High housing prices + high gas prices + high utility prices=worst poverty rate in nation

Voices out of Sacramento may crow about about the booming California economy and how it supports a flurry of new taxes, entitlements, and regulations. But the Census Bureau presents a more sobering and saddening picture: California has the worst poverty rate in the country. By a lot.

The "functional" poverty rate, according to the Census Bureau, in the state is 18.2%. That rate is 300% higher than Iowa's (at 6.8%).

It gets worse: when you calculate in what The Public Policy Institute calls "near poverty," you can add in another 18%.

Which means that, as Dan Walters of Cal Matters notes, "more than 35% of Californians, perhaps 15 million human beings, are living in severe economic distress."

The root of this problem isn't Californians' incomes, per se. California's median household income is in fact above the national median of $63,179. But the *cost* of living in the Golden State, driven by deeply flawed government policies that intrude into nearly every corner of residents' lives, is completely out of whack. Walters notes the following:

* A multimillion unit shortage of residential drives makes California housing costs the highest in the nation.

* Californians pay the second-highest prices for gasoline--more than a dollar more per gallon than other states--costing residents an extra $15 billion (no typo) a year to drive here.

* Californians' residential power rates are 52% above the national average, making average residential power bills 25% higher than they were in 2010 (currently $1,247 average per year). And those high power rates have negative downstream effect, making almost everything people buy in California (food, clothing, etc.) more expensive as businesses pass their higher costs onto the consumer.

Walters concludes: "Feeble efforts to raise family incomes, such as increasing the state's minimum wage or creating an earned income tax credit, or trying to cap rent increases will do little or nothing to lower California's poverty rate."

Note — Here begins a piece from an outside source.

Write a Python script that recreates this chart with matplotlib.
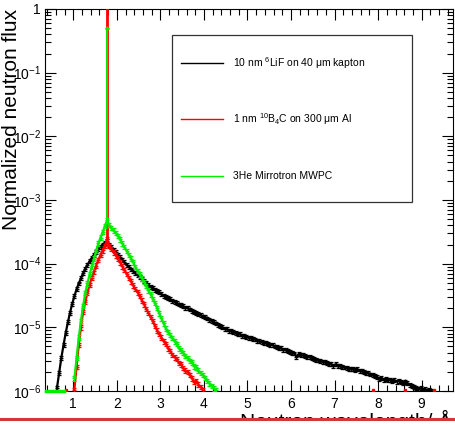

Free-market economists would point out that the root of California's high cost of living is the expansive array of anti-free market government policies which inflate prices in many sectors and drive even people with good jobs into poverty. And that the solution to those skyrocketing costs is not to increase costs (taxes, fees), but rather to unleash the constrained market forces that will increase competition and drive down prices for all, especially those most burdened by our current high cost of living.